AIM OF THE EXERCISE: Take the material and output all of it exactly.

DATASET EXCERPT:
......
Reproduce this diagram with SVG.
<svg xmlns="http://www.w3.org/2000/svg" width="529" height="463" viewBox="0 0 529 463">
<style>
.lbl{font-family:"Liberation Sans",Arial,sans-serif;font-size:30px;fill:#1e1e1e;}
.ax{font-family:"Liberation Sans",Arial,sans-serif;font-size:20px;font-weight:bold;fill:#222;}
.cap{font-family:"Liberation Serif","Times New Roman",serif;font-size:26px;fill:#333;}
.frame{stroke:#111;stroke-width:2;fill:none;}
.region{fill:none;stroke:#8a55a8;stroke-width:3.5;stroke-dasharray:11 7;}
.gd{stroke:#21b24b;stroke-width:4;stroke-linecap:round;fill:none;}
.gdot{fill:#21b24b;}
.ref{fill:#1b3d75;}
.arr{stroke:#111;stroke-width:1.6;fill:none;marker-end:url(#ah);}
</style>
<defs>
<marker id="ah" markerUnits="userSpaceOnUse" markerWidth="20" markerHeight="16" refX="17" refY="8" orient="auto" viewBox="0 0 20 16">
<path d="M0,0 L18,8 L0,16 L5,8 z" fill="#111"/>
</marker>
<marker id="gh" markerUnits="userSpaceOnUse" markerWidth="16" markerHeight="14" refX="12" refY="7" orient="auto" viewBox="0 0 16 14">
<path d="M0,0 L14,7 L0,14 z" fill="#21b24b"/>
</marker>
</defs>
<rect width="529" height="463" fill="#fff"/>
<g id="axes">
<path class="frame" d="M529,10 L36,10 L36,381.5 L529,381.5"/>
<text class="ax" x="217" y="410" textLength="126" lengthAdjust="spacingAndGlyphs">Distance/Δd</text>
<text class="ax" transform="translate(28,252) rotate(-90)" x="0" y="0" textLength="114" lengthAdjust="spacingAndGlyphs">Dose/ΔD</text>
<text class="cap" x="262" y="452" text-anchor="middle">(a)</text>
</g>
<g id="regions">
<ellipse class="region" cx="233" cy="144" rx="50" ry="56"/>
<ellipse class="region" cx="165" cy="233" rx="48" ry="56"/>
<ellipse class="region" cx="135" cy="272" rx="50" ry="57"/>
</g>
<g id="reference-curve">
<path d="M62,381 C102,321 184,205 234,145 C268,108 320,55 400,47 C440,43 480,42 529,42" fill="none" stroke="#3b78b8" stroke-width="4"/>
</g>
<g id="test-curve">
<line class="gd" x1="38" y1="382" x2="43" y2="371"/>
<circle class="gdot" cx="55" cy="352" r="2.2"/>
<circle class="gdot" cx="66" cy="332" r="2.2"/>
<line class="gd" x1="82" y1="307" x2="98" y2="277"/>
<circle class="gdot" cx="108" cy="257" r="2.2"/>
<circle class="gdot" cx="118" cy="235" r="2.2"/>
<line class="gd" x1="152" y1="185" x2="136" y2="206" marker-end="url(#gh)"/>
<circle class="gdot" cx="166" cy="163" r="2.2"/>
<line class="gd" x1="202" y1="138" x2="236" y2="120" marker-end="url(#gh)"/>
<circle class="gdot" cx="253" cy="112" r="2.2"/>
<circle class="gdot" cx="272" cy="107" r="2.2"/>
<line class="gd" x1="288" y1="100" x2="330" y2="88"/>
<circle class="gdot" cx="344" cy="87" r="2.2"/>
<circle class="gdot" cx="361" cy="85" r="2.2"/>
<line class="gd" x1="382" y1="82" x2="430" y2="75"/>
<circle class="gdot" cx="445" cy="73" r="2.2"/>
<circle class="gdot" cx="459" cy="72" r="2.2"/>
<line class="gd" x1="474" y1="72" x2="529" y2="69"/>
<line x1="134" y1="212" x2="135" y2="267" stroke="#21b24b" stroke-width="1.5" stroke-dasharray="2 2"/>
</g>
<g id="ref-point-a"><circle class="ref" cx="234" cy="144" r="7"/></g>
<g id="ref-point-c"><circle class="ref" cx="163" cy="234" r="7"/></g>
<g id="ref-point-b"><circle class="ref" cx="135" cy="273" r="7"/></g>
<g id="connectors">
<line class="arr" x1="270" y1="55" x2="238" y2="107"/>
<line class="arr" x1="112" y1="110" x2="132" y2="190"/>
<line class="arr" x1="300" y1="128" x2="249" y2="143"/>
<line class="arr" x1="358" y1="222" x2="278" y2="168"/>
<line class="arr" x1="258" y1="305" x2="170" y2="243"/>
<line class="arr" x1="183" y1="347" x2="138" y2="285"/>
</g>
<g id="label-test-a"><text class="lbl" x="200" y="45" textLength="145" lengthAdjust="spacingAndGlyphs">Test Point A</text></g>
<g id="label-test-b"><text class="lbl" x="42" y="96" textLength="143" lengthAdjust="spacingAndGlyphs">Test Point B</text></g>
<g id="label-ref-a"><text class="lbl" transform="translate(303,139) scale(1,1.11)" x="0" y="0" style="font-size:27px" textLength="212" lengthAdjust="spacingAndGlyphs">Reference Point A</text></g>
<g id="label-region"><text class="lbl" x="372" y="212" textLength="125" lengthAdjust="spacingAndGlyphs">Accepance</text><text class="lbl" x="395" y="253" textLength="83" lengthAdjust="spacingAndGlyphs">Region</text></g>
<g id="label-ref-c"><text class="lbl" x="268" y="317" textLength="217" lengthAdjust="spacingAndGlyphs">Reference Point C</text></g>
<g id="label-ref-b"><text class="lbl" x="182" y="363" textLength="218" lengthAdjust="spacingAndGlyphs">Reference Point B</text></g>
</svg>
......
THE RESULT:
Reproduce this diagram with SVG.
<svg xmlns="http://www.w3.org/2000/svg" width="529" height="463" viewBox="0 0 529 463">
<style>
.lbl{font-family:"Liberation Sans",Arial,sans-serif;font-size:30px;fill:#1e1e1e;}
.ax{font-family:"Liberation Sans",Arial,sans-serif;font-size:20px;font-weight:bold;fill:#222;}
.cap{font-family:"Liberation Serif","Times New Roman",serif;font-size:26px;fill:#333;}
.frame{stroke:#111;stroke-width:2;fill:none;}
.region{fill:none;stroke:#8a55a8;stroke-width:3.5;stroke-dasharray:11 7;}
.gd{stroke:#21b24b;stroke-width:4;stroke-linecap:round;fill:none;}
.gdot{fill:#21b24b;}
.ref{fill:#1b3d75;}
.arr{stroke:#111;stroke-width:1.6;fill:none;marker-end:url(#ah);}
</style>
<defs>
<marker id="ah" markerUnits="userSpaceOnUse" markerWidth="20" markerHeight="16" refX="17" refY="8" orient="auto" viewBox="0 0 20 16">
<path d="M0,0 L18,8 L0,16 L5,8 z" fill="#111"/>
</marker>
<marker id="gh" markerUnits="userSpaceOnUse" markerWidth="16" markerHeight="14" refX="12" refY="7" orient="auto" viewBox="0 0 16 14">
<path d="M0,0 L14,7 L0,14 z" fill="#21b24b"/>
</marker>
</defs>
<rect width="529" height="463" fill="#fff"/>
<g id="axes">
<path class="frame" d="M529,10 L36,10 L36,381.5 L529,381.5"/>
<text class="ax" x="217" y="410" textLength="126" lengthAdjust="spacingAndGlyphs">Distance/Δd</text>
<text class="ax" transform="translate(28,252) rotate(-90)" x="0" y="0" textLength="114" lengthAdjust="spacingAndGlyphs">Dose/ΔD</text>
<text class="cap" x="262" y="452" text-anchor="middle">(a)</text>
</g>
<g id="regions">
<ellipse class="region" cx="233" cy="144" rx="50" ry="56"/>
<ellipse class="region" cx="165" cy="233" rx="48" ry="56"/>
<ellipse class="region" cx="135" cy="272" rx="50" ry="57"/>
</g>
<g id="reference-curve">
<path d="M62,381 C102,321 184,205 234,145 C268,108 320,55 400,47 C440,43 480,42 529,42" fill="none" stroke="#3b78b8" stroke-width="4"/>
</g>
<g id="test-curve">
<line class="gd" x1="38" y1="382" x2="43" y2="371"/>
<circle class="gdot" cx="55" cy="352" r="2.2"/>
<circle class="gdot" cx="66" cy="332" r="2.2"/>
<line class="gd" x1="82" y1="307" x2="98" y2="277"/>
<circle class="gdot" cx="108" cy="257" r="2.2"/>
<circle class="gdot" cx="118" cy="235" r="2.2"/>
<line class="gd" x1="152" y1="185" x2="136" y2="206" marker-end="url(#gh)"/>
<circle class="gdot" cx="166" cy="163" r="2.2"/>
<line class="gd" x1="202" y1="138" x2="236" y2="120" marker-end="url(#gh)"/>
<circle class="gdot" cx="253" cy="112" r="2.2"/>
<circle class="gdot" cx="272" cy="107" r="2.2"/>
<line class="gd" x1="288" y1="100" x2="330" y2="88"/>
<circle class="gdot" cx="344" cy="87" r="2.2"/>
<circle class="gdot" cx="361" cy="85" r="2.2"/>
<line class="gd" x1="382" y1="82" x2="430" y2="75"/>
<circle class="gdot" cx="445" cy="73" r="2.2"/>
<circle class="gdot" cx="459" cy="72" r="2.2"/>
<line class="gd" x1="474" y1="72" x2="529" y2="69"/>
<line x1="134" y1="212" x2="135" y2="267" stroke="#21b24b" stroke-width="1.5" stroke-dasharray="2 2"/>
</g>
<g id="ref-point-a"><circle class="ref" cx="234" cy="144" r="7"/></g>
<g id="ref-point-c"><circle class="ref" cx="163" cy="234" r="7"/></g>
<g id="ref-point-b"><circle class="ref" cx="135" cy="273" r="7"/></g>
<g id="connectors">
<line class="arr" x1="270" y1="55" x2="238" y2="107"/>
<line class="arr" x1="112" y1="110" x2="132" y2="190"/>
<line class="arr" x1="300" y1="128" x2="249" y2="143"/>
<line class="arr" x1="358" y1="222" x2="278" y2="168"/>
<line class="arr" x1="258" y1="305" x2="170" y2="243"/>
<line class="arr" x1="183" y1="347" x2="138" y2="285"/>
</g>
<g id="label-test-a"><text class="lbl" x="200" y="45" textLength="145" lengthAdjust="spacingAndGlyphs">Test Point A</text></g>
<g id="label-test-b"><text class="lbl" x="42" y="96" textLength="143" lengthAdjust="spacingAndGlyphs">Test Point B</text></g>
<g id="label-ref-a"><text class="lbl" transform="translate(303,139) scale(1,1.11)" x="0" y="0" style="font-size:27px" textLength="212" lengthAdjust="spacingAndGlyphs">Reference Point A</text></g>
<g id="label-region"><text class="lbl" x="372" y="212" textLength="125" lengthAdjust="spacingAndGlyphs">Accepance</text><text class="lbl" x="395" y="253" textLength="83" lengthAdjust="spacingAndGlyphs">Region</text></g>
<g id="label-ref-c"><text class="lbl" x="268" y="317" textLength="217" lengthAdjust="spacingAndGlyphs">Reference Point C</text></g>
<g id="label-ref-b"><text class="lbl" x="182" y="363" textLength="218" lengthAdjust="spacingAndGlyphs">Reference Point B</text></g>
</svg>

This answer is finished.